We introduce the Fermat-Steiner-Fréchet (FSFR) problem for a given \(\frac{1}{2} N(N+1)\)-tuple of positive real numbers determining the edge lengths of an N-simplex in \(\mathbb {R}^{N}\) in order to study its solution called the “FSFR multitree”, which consist of a union of Fermat-Steiner (FS) trees for all derived pairwise incongruent N-simplexes in the sense of Blumenthal, Herzog for \(N=3\) and Dekster-Wilker for \(N\ge 3\). We obtain a method to determine the FSFR multitree in \(\mathbb {R}^{N}\) based on the theory of Lagrange multipliers, whose equality constraints depend on \(N-1\) independent solutions of the inverse weighted Fermat problem for an N-simplex in \(\mathbb {R}^{N}\). A fundamental application of the Lagrangian program for the FSFR problem in \(\mathbb {R}^{N}\) is the detection of the FS tree with global minimum length having \(N-1\) equally weighted FS points among \(\frac{[\frac{1}{2} N(N+1)]!}{(N+1)!}\) incongruent N-simplexes determined by an \(\frac{1}{2} N(N+1)\)-tuple of consecutive natural numbers controlled by Dekster-Wilker, Blumenthal-Herzog conditions and enriched with the fundamental evolutionary processes of Nature (Minimum communication networks, minimum mass transfer, maximum volume of incongruent simplexes). Furthermore, we obtain the unique solution of the inverse weighted Fermat problem, referring to the unique set of \((N+1)\) weights, which correspond to the vertices of an N-boundary simplex in \(\mathbb {R}^{N}\).
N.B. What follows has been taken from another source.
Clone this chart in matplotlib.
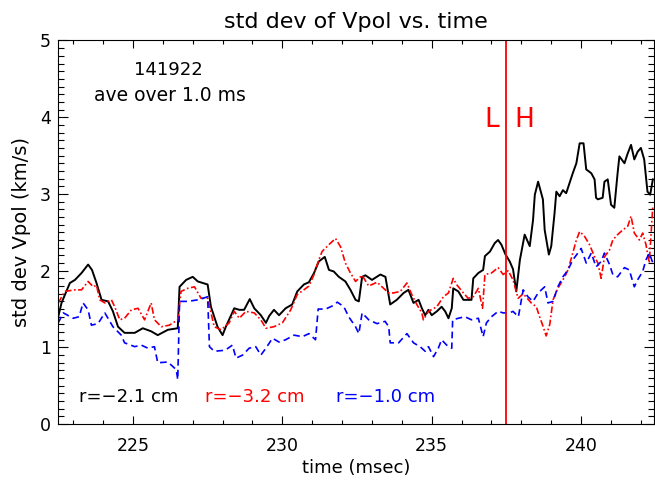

Additionally, we give a negative answer for an intermediate weighted Fermat-Steiner-Fréchet multitree having one node (weighted Fermat point) for m boundary closed polytopes (\(m\ge N+2\)), which is determined by m prescribed rays meeting at a fixed weighted Fermat point, by deriving a linear dependence for the m variable weights (Plasticity of an Intermediate FSFR multitree for m boundary closed polytopes). By entering in the plasticity of an intermediate FSFR multitree for m boundary closed polytopes a two-way mass transport from k vertices to the unique weighted Fermat point and from this point to the \(m-k\) vertices, and reversely, we derive the equations of “mutation” of intermediate FSFR multitrees in \(\mathbb {R}^{N}\).